Data and storage management on z/OS

To allow your business to grow efficiently and profitably, you want to find ways to control the growth of your information systems and use your current storage more effectively. In an SMS-managed storage environment, your enterprise establishes centralized policies for how to use your hardware resources. The Interactive Storage Management Facility (ISMF) provides the user interface for defining and maintaining these policies, while the Storage Management Subsystem (SMS) governs the system.

Data and storage management policies balance your available resources with your users’ requirements for data availability, performance, space, and security. SMS implements these policies and manages most of your storage management tasks. This frees users from manually administering storage and makes more efficient use of your storage resources.

The policies defined by your installation represent decisions about your resources, such as:
  • What performance objectives are required at your site?
  • When and how to back up data?
  • Whether data sets should be kept available for use during backup or copy?
  • How to manage backup copies kept for disaster recovery?
  • What to do with data that is obsolete or seldom used?

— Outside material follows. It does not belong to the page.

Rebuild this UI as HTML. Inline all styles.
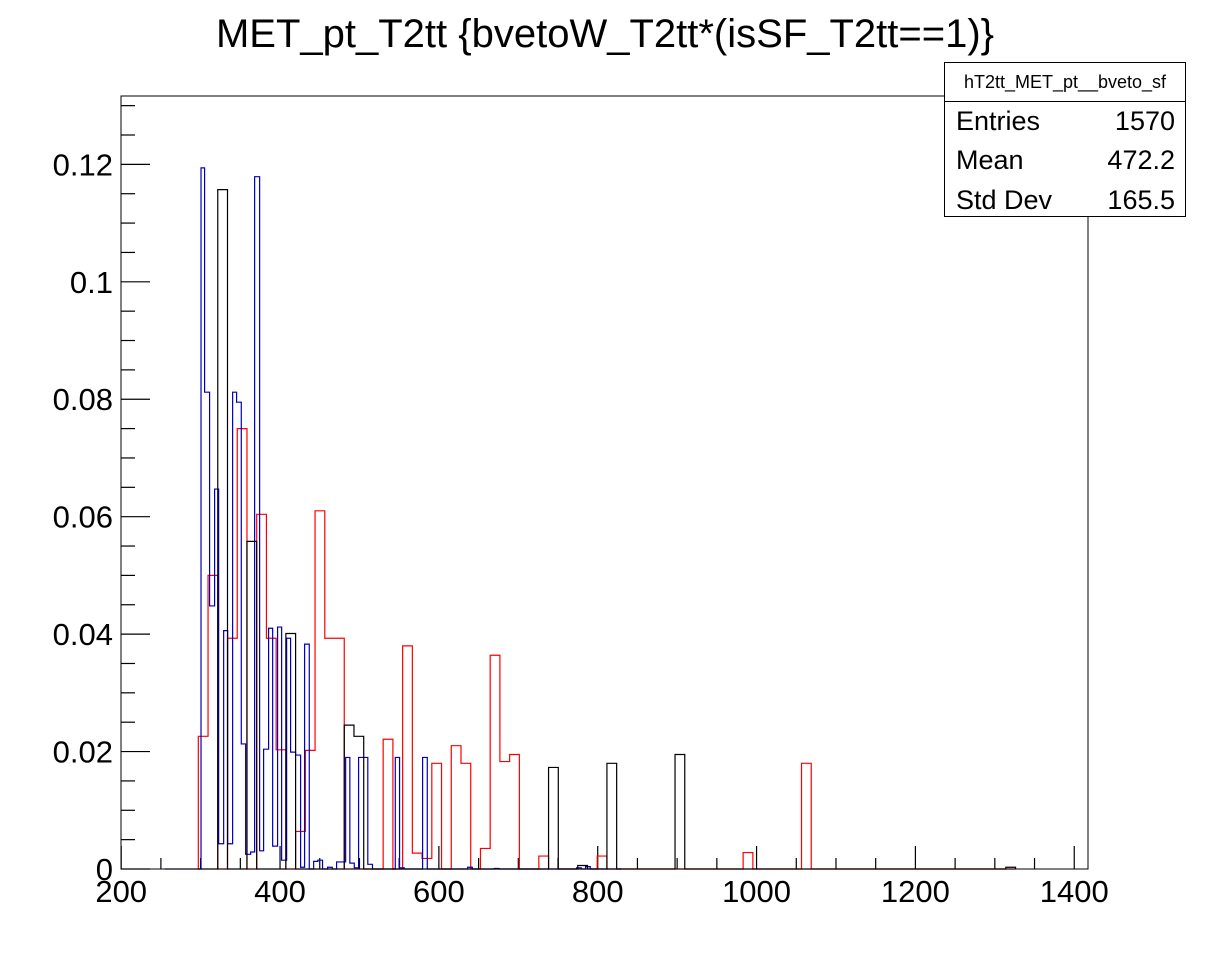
<!DOCTYPE html>
<html><head><meta charset="utf-8"><title>MET_pt_T2tt</title>
<style>
html,body{margin:0;padding:0;background:#fff;}
svg text{font-family:"Liberation Sans",Arial,sans-serif;fill:#000;}
</style></head>
<body>
<svg id="chart" width="1211" height="967" viewBox="0 0 1211 967" xmlns="http://www.w3.org/2000/svg">
<rect x="0" y="0" width="1211" height="967" fill="#fff"/>
<text x="605" y="47" font-size="40" text-anchor="middle">MET_pt_T2tt {bvetoW_T2tt*(isSF_T2tt==1)}</text>
<g id="axes"></g>
<g id="series"></g>
<rect x="121" y="96" width="967" height="773" fill="none" stroke="#000" stroke-width="1"/>
<g>
<rect x="944.5" y="62.5" width="241" height="154" fill="#fff" stroke="#000" stroke-width="1"/>
<line x1="944.5" y1="101.5" x2="1185.5" y2="101.5" stroke="#000" stroke-width="1"/>
<text x="1065" y="88" font-size="18" text-anchor="middle">hT2tt_MET_pt__bveto_sf</text>
<text x="956" y="130" font-size="27">Entries</text>
<text x="1175" y="130" font-size="27" text-anchor="end">1570</text>
<text x="956" y="169" font-size="27">Mean</text>
<text x="1175" y="169" font-size="27" text-anchor="end">472.2</text>
<text x="956" y="209" font-size="27">Std Dev</text>
<text x="1175" y="209" font-size="27" text-anchor="end">165.5</text>
</g>
</svg>
<script>
// ---- data ----
const xTickLabels = [200, 400, 600, 800, 1000, 1200, 1400];
const yTickLabels = ["0", "0.02", "0.04", "0.06", "0.08", "0.1", "0.12"];
const yTickValues = [0, 0.02, 0.04, 0.06, 0.08, 0.1, 0.12];
// wide-binned histograms (bin start / width in MET units)
const wideStart = 297.1;
const wideWidth = 12.25;
const redValues = [.0226,.050,0,.0393,.075,0,.0604,.0393,.0203,0,
 .0064,.0202,.061,.0393,.0393,0,0,0,0,.0221,
 0,.038,.0027,.0018,.018,0,.021,.018,0,.0035,
 .0364,.0183,.0195,0,0,.0022,0,0,0,0,
 0,.0022,0,0,0,0,0,0,0,0,
 0,0,0,0,0,0,.0028,0,0,0,
 0,0,.018,0,0,0,0,0,0,0,
 0,0,0,0,0,0,0,0,0,0,
 0,0,0,0];
const blackValues = [0,0,.1157,0,0,.0558,0,0,0,.0401,
 0,0,0,0,0,.0245,.0226,0,0,0,
 0,0,0,0,0,0,0,0,0,0,
 0,0,0,0,0,0,.0173,0,0,.0006,
 0,0,.018,0,0,0,0,0,0,.0195,
 0,0,0,0,0,0,0,0,0,0,
 0,0,0,0,0,0,0,0,0,0,
 0,0,0,0,0,0,0,0,0,0,
 0,0,0,.0003];
// narrow-binned histogram: left edges and contents
const blueWidth = 5.9;
const blueRange = [255, 830];
const blueEdges = [300.5,305.0,311.3,317.6,322.7,329.0,334.0,340.3,345.3,351.2,356.7,363.0,368.0,374.3,379.3,385.6,390.7,396.9,402.0,408.3,413.3,419.6,425.9,430.9,442.3,447.6,459.9,471.2,476.8,482.6,487.9,493.5,498.9,504.8,510.5,545.1,550.5,579.5,636.2,669.8,773.4,784.7];
const blueValues = [.1194,.0812,.0448,.0647,.0043,.0406,.0043,.0812,.0795,.0213,.0025,.0029,.1179,.0031,.0204,.041,.0039,.0412,.0015,.0393,.0199,.0194,.0003,.0383,.0013,.0015,.0003,.0012,.0012,.019,.001,.0002,.019,.019,.0008,.019,.0002,.019,.0003,.0001,.0002,.0004];

// ---- axes ----
const X0 = 121.2, XS = 0.7942, Y0 = 869, YS = 5872;
function X(u){ return X0 + (u - 200) * XS; }
function Y(v){ return Y0 - v * YS; }
const NS = "http://www.w3.org/2000/svg";
function mk(tag, attrs, parent){
  const e = document.createElementNS(NS, tag);
  for (const k in attrs) e.setAttribute(k, attrs[k]);
  parent.appendChild(e);
  return e;
}
const axes = document.getElementById('axes');
for (let u = 200; u <= 1400; u += 50) {
  const major = (u % 200 === 0);
  const t = mk('line', {x1: X(u), x2: X(u), y1: 869, y2: major ? 846 : 858, stroke: '#000', 'stroke-width': 1.2}, axes);
  
  
}
xTickLabels.forEach(function(v){
  const t = mk('text', {x: X(v), y: 902, 'font-size': 31, 'text-anchor': 'middle'}, axes);
  t.textContent = String(v);
  
  
});
for (let i = 0; i <= 26; i++) {
  const v = i * 0.005;
  const major = (i % 4 === 0);
  const t = mk('line', {x1: 121, x2: major ? 150 : 135, y1: Y(v), y2: Y(v), stroke: '#000', 'stroke-width': 1.2}, axes);
  
  
}
yTickLabels.forEach(function(lab, i){
  const t = mk('text', {x: 113, y: Y(yTickValues[i]) + 11, 'font-size': 31, 'text-anchor': 'end'}, axes);
  t.textContent = lab;
  
  
});

// ---- series ----
const series = document.getElementById('series');
function widePath(vals){
  let d = 'M' + X(wideStart) + ',' + Y(0);
  vals.forEach(function(v, i){
    const a = wideStart + i * wideWidth, b = a + wideWidth;
    d += ' L' + X(a) + ',' + Y(v) + ' L' + X(b) + ',' + Y(v);
  });
  d += ' L' + X(wideStart + vals.length * wideWidth) + ',' + Y(0);
  return d;
}
function bluePath(){
  let d = 'M' + X(blueRange[0]) + ',' + Y(0);
  let prevRight = null;
  blueEdges.forEach(function(a, i){
    let b = a + blueWidth;
    if (i + 1 < blueEdges.length && blueEdges[i + 1] < b + 1.5) b = blueEdges[i + 1];
    if (prevRight !== null && a > prevRight + 0.01) {
      d += ' L' + X(prevRight) + ',' + Y(0) + ' L' + X(a) + ',' + Y(0);
    } else if (prevRight === null) {
      d += ' L' + X(a) + ',' + Y(0);
    }
    d += ' L' + X(a) + ',' + Y(blueValues[i]) + ' L' + X(b) + ',' + Y(blueValues[i]);
    prevRight = b;
  });
  d += ' L' + X(prevRight) + ',' + Y(0) + ' L' + X(blueRange[1]) + ',' + Y(0);
  return d;
}
const pr = mk('path', {d: widePath(redValues), fill: 'none', stroke: '#ff0000', 'stroke-width': 1.2}, series);


const pb = mk('path', {d: bluePath(), fill: 'none', stroke: '#0000bb', 'stroke-width': 1.2}, series);


const pk = mk('path', {d: widePath(blackValues), fill: 'none', stroke: '#000', 'stroke-width': 1.2}, series);


</script>
</body></html>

To implement a policy for managing storage, your storage administrator defines classes of space management, performance, and availability requirements for data sets at your installation. For example, the administrator can define one storage class for data entities requiring high performance and another for those requiring standard performance. Then, the administrator writes automatic class selection (ACS) routines that use naming conventions, or other criteria of your choice, to automatically assign the classes that have been defined to data as that data is created. These ACS routines can then be validated and tested.

When the ACS routines are started and the classes (also referred to as constructs) are assigned to the data, SMS uses the policies defined in the classes and applies them to the data for the life of the data. Additionally, devices with various characteristics can be pooled together into storage groups so that new data can be automatically placed on devices that best meet the needs of the data.

The ISMF panels make it easy to define SMS classes and groups, test and validate ACS routines, and perform other tasks to analyze and manage your storage.